— Start Data segment —

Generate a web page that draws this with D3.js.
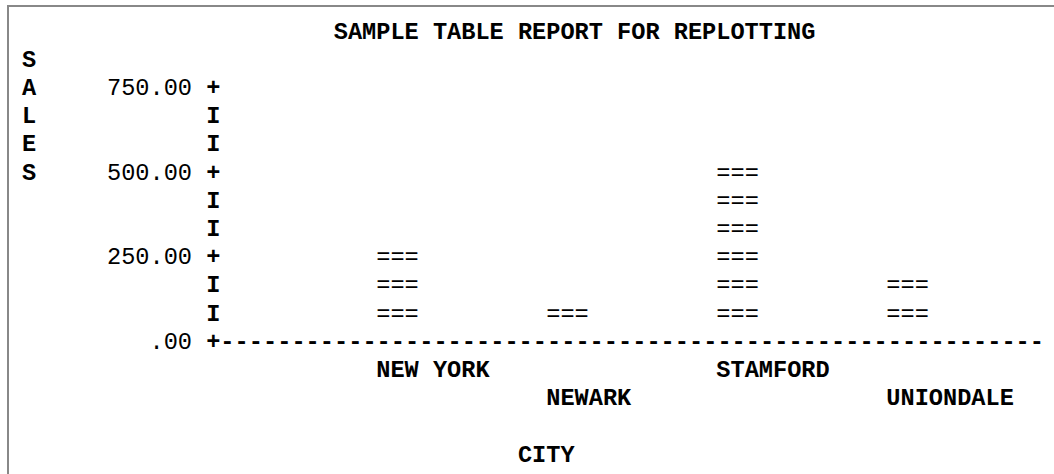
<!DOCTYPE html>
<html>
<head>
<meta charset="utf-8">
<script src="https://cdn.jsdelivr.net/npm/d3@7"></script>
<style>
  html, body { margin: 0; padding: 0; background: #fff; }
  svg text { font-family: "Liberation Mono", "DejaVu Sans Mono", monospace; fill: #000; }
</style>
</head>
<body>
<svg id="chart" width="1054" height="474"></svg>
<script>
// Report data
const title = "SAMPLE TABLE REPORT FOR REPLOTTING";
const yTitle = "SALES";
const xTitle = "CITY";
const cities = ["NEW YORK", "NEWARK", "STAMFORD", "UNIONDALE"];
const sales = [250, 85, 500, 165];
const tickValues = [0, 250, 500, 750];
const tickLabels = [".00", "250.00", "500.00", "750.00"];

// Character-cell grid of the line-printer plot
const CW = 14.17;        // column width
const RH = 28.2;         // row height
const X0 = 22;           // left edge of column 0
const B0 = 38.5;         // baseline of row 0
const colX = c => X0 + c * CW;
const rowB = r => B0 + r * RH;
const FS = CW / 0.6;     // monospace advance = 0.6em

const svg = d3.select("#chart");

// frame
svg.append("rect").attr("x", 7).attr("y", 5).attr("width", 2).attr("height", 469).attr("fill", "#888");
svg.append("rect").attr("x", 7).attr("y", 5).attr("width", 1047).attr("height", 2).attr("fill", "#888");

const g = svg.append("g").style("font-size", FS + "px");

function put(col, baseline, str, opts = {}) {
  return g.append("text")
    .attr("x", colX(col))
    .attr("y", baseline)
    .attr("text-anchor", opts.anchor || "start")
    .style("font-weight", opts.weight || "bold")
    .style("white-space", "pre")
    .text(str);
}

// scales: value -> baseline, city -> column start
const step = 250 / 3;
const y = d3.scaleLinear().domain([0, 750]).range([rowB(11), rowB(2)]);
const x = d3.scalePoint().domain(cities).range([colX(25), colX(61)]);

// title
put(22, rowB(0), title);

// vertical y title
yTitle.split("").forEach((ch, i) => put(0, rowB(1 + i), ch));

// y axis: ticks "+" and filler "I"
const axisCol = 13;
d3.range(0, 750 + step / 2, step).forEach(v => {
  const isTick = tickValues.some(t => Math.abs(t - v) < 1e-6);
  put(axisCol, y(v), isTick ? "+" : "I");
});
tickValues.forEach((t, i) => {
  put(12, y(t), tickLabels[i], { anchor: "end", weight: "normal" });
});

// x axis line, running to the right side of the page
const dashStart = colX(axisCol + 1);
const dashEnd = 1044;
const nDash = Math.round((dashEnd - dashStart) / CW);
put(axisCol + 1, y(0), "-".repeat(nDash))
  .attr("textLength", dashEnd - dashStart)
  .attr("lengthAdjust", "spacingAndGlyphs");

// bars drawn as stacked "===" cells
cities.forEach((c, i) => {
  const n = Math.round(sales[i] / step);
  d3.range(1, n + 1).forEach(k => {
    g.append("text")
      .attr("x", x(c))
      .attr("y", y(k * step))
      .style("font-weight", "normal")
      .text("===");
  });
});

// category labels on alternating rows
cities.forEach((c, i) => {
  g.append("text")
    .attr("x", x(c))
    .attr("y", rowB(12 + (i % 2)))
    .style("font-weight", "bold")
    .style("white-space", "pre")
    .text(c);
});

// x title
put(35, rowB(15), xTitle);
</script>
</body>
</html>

— End Data segment —

# [Task brief]
Without the pictures, write out the whole listing above exactly as it appears.

# [Result for this exercise]
Generate a web page that draws this with D3.js.
<!DOCTYPE html>
<html>
<head>
<meta charset="utf-8">
<script src="https://cdn.jsdelivr.net/npm/d3@7"></script>
<style>
  html, body { margin: 0; padding: 0; background: #fff; }
  svg text { font-family: "Liberation Mono", "DejaVu Sans Mono", monospace; fill: #000; }
</style>
</head>
<body>
<svg id="chart" width="1054" height="474"></svg>
<script>
// Report data
const title = "SAMPLE TABLE REPORT FOR REPLOTTING";
const yTitle = "SALES";
const xTitle = "CITY";
const cities = ["NEW YORK", "NEWARK", "STAMFORD", "UNIONDALE"];
const sales = [250, 85, 500, 165];
const tickValues = [0, 250, 500, 750];
const tickLabels = [".00", "250.00", "500.00", "750.00"];

// Character-cell grid of the line-printer plot
const CW = 14.17;        // column width
const RH = 28.2;         // row height
const X0 = 22;           // left edge of column 0
const B0 = 38.5;         // baseline of row 0
const colX = c => X0 + c * CW;
const rowB = r => B0 + r * RH;
const FS = CW / 0.6;     // monospace advance = 0.6em

const svg = d3.select("#chart");

// frame
svg.append("rect").attr("x", 7).attr("y", 5).attr("width", 2).attr("height", 469).attr("fill", "#888");
svg.append("rect").attr("x", 7).attr("y", 5).attr("width", 1047).attr("height", 2).attr("fill", "#888");

const g = svg.append("g").style("font-size", FS + "px");

function put(col, baseline, str, opts = {}) {
  return g.append("text")
    .attr("x", colX(col))
    .attr("y", baseline)
    .attr("text-anchor", opts.anchor || "start")
    .style("font-weight", opts.weight || "bold")
    .style("white-space", "pre")
    .text(str);
}

// scales: value -> baseline, city -> column start
const step = 250 / 3;
const y = d3.scaleLinear().domain([0, 750]).range([rowB(11), rowB(2)]);
const x = d3.scalePoint().domain(cities).range([colX(25), colX(61)]);

// title
put(22, rowB(0), title);

// vertical y title
yTitle.split("").forEach((ch, i) => put(0, rowB(1 + i), ch));

// y axis: ticks "+" and filler "I"
const axisCol = 13;
d3.range(0, 750 + step / 2, step).forEach(v => {
  const isTick = tickValues.some(t => Math.abs(t - v) < 1e-6);
  put(axisCol, y(v), isTick ? "+" : "I");
});
tickValues.forEach((t, i) => {
  put(12, y(t), tickLabels[i], { anchor: "end", weight: "normal" });
});

// x axis line, running to the right side of the page
const dashStart = colX(axisCol + 1);
const dashEnd = 1044;
const nDash = Math.round((dashEnd - dashStart) / CW);
put(axisCol + 1, y(0), "-".repeat(nDash))
  .attr("textLength", dashEnd - dashStart)
  .attr("lengthAdjust", "spacingAndGlyphs");

// bars drawn as stacked "===" cells
cities.forEach((c, i) => {
  const n = Math.round(sales[i] / step);
  d3.range(1, n + 1).forEach(k => {
    g.append("text")
      .attr("x", x(c))
      .attr("y", y(k * step))
      .style("font-weight", "normal")
      .text("===");
  });
});

// category labels on alternating rows
cities.forEach((c, i) => {
  g.append("text")
    .attr("x", x(c))
    .attr("y", rowB(12 + (i % 2)))
    .style("font-weight", "bold")
    .style("white-space", "pre")
    .text(c);
});

// x title
put(35, rowB(15), xTitle);
</script>
</body>
</html>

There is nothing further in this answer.